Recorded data
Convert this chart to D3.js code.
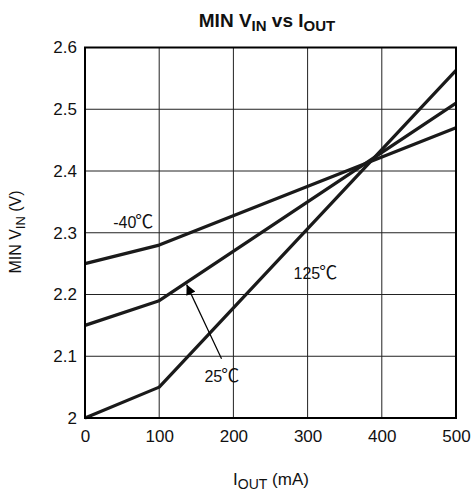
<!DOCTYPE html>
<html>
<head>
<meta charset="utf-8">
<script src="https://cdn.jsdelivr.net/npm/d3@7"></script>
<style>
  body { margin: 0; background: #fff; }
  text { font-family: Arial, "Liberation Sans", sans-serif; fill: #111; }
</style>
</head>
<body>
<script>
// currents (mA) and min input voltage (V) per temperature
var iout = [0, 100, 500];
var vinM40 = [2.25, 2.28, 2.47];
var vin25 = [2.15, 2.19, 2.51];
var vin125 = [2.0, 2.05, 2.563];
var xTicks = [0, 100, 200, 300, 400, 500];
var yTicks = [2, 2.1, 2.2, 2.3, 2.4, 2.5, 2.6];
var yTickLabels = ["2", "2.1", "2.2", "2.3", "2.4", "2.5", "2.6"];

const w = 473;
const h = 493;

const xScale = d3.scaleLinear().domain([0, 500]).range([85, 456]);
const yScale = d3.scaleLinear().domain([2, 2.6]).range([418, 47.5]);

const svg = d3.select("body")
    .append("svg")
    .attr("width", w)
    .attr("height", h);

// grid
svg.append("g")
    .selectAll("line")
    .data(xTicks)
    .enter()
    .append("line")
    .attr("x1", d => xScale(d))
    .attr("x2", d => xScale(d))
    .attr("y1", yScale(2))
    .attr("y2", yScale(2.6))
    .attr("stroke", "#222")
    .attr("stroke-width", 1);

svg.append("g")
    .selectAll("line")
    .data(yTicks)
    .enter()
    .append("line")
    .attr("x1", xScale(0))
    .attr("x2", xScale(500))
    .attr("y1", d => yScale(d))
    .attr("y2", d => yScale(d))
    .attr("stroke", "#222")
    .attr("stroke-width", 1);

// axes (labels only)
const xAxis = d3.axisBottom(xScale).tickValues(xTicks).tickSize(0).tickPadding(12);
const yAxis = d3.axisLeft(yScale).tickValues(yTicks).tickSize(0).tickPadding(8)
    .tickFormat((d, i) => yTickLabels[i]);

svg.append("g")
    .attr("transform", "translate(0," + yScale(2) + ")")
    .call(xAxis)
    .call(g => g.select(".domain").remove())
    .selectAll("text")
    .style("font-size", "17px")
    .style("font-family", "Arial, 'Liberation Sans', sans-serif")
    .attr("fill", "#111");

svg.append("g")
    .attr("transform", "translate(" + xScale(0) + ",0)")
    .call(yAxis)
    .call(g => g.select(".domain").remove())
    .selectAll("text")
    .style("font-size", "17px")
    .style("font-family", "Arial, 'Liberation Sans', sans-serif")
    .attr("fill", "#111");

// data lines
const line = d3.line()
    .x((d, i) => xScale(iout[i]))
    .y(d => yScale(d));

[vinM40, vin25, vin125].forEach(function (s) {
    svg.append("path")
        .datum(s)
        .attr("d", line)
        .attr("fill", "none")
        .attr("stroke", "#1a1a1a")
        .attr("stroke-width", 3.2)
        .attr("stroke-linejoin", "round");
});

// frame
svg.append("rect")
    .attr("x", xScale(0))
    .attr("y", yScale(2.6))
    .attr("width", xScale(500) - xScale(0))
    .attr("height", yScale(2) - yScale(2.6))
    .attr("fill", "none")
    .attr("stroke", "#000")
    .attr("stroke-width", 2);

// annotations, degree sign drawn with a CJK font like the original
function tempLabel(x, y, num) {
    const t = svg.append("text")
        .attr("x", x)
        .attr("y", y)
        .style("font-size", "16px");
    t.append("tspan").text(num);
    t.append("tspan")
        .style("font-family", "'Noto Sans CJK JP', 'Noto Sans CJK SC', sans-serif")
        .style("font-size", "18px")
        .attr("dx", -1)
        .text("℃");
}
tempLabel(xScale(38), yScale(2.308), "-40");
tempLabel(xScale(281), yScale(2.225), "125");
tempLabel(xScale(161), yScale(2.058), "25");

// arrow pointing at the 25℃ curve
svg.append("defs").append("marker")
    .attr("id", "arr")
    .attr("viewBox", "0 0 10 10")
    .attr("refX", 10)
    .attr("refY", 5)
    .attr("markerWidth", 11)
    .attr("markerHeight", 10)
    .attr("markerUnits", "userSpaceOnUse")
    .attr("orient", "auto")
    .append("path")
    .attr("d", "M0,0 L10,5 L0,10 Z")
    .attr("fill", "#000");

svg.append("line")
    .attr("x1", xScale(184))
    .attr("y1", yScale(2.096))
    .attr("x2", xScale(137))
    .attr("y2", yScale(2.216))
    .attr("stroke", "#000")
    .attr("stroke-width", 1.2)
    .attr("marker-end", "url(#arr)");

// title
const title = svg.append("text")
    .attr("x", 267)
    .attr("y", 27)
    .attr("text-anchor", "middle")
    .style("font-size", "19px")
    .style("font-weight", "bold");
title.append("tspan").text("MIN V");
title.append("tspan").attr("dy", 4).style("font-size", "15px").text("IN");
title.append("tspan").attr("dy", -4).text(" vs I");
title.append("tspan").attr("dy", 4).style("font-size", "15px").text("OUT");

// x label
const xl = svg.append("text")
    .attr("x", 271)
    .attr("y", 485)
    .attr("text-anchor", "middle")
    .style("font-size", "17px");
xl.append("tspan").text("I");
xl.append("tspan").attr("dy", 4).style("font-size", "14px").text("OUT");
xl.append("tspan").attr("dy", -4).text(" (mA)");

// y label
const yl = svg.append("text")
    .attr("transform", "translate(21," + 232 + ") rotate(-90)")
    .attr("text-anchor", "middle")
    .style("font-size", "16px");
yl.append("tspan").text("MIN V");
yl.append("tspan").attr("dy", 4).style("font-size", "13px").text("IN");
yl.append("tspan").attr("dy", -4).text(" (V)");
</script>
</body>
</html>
...
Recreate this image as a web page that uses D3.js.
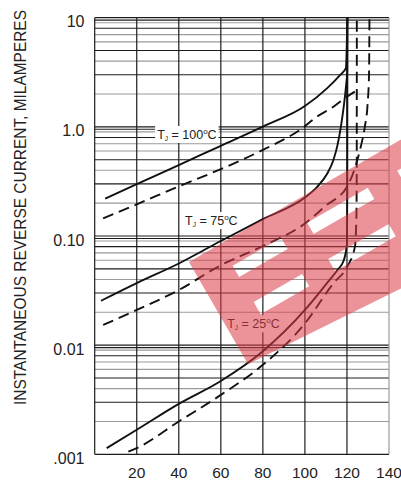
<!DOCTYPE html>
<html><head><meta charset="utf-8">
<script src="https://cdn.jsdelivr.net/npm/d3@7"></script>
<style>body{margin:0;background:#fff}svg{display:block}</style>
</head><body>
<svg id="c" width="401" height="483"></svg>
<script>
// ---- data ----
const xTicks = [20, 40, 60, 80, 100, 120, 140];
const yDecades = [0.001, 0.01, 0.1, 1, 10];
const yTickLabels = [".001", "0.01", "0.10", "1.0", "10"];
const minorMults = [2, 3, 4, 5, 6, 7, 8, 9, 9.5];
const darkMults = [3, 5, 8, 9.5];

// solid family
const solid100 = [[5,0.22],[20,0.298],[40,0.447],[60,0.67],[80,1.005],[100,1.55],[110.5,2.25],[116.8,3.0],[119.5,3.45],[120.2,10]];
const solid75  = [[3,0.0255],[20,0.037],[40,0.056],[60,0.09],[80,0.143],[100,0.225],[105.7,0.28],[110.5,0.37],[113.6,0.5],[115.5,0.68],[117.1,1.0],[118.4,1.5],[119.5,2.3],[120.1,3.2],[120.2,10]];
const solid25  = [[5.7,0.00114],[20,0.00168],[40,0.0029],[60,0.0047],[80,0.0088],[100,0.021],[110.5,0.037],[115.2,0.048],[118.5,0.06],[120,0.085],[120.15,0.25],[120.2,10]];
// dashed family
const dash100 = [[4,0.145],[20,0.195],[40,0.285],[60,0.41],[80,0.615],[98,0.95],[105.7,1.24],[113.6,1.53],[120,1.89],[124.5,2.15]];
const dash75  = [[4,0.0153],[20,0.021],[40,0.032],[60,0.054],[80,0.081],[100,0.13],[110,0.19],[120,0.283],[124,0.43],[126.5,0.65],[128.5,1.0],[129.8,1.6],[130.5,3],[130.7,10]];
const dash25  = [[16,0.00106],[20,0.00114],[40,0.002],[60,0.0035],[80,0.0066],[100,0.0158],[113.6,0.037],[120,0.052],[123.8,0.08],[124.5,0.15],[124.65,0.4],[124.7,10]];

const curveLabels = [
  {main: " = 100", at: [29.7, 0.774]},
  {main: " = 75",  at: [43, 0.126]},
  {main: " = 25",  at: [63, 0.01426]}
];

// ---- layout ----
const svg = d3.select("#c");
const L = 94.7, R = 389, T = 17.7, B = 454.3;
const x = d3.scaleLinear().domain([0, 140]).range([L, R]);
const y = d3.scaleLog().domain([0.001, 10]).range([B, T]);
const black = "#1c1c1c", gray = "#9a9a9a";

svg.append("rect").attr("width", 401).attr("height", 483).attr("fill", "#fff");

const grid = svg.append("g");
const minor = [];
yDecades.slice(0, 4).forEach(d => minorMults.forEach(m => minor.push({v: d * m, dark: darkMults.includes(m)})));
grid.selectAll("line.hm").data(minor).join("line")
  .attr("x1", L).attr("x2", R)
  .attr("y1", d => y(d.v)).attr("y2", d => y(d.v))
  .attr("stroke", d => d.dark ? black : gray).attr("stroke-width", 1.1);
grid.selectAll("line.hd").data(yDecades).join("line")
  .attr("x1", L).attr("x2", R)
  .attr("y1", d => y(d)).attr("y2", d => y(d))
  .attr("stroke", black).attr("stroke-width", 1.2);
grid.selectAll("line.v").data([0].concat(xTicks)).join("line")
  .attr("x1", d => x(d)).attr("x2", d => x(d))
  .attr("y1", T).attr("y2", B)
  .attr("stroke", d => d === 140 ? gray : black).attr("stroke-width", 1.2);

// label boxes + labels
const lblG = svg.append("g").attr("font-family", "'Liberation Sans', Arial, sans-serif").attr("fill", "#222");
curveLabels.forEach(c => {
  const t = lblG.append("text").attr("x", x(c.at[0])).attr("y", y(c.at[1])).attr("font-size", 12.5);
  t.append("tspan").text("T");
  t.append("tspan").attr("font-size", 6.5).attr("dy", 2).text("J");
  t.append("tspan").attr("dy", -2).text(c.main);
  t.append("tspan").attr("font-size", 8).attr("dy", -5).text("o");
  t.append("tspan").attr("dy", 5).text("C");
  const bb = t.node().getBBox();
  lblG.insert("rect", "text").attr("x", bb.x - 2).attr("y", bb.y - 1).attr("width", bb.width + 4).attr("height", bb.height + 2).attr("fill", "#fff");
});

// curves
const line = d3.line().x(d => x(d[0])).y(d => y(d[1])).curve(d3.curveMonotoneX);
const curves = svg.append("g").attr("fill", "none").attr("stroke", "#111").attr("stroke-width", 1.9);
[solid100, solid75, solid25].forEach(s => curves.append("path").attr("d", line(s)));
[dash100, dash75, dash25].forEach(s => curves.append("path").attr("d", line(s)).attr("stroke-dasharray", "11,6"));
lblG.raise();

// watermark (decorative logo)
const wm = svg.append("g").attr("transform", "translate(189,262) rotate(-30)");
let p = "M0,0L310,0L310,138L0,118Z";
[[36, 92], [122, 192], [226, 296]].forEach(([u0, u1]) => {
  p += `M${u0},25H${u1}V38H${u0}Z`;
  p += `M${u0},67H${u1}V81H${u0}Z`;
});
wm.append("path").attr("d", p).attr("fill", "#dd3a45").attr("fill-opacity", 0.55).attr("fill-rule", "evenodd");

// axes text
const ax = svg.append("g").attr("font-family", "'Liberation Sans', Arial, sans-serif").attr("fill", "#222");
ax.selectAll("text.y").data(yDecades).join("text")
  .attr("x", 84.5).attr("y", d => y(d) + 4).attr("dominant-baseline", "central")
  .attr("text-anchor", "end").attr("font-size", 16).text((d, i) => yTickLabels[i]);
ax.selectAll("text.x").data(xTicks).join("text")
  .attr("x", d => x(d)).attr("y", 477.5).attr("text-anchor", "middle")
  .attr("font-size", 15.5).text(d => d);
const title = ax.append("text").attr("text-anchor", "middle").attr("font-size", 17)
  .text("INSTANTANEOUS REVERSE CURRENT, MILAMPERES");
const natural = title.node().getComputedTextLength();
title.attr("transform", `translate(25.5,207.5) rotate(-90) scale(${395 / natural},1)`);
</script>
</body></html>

# [The task]
Within the listing above, extract exactly the lines that run from the one containing "Convert this chart to D3.js code." through the one containing "d3.scaleLinear().domain([2, 2.6]).range([418, 47.5]);", excluding any pictures.

# [Response]
Convert this chart to D3.js code.
<!DOCTYPE html>
<html>
<head>
<meta charset="utf-8">
<script src="https://cdn.jsdelivr.net/npm/d3@7"></script>
<style>
  body { margin: 0; background: #fff; }
  text { font-family: Arial, "Liberation Sans", sans-serif; fill: #111; }
</style>
</head>
<body>
<script>
// currents (mA) and min input voltage (V) per temperature
var iout = [0, 100, 500];
var vinM40 = [2.25, 2.28, 2.47];
var vin25 = [2.15, 2.19, 2.51];
var vin125 = [2.0, 2.05, 2.563];
var xTicks = [0, 100, 200, 300, 400, 500];
var yTicks = [2, 2.1, 2.2, 2.3, 2.4, 2.5, 2.6];
var yTickLabels = ["2", "2.1", "2.2", "2.3", "2.4", "2.5", "2.6"];

const w = 473;
const h = 493;

const xScale = d3.scaleLinear().domain([0, 500]).range([85, 456]);
const yScale = d3.scaleLinear().domain([2, 2.6]).range([418, 47.5]);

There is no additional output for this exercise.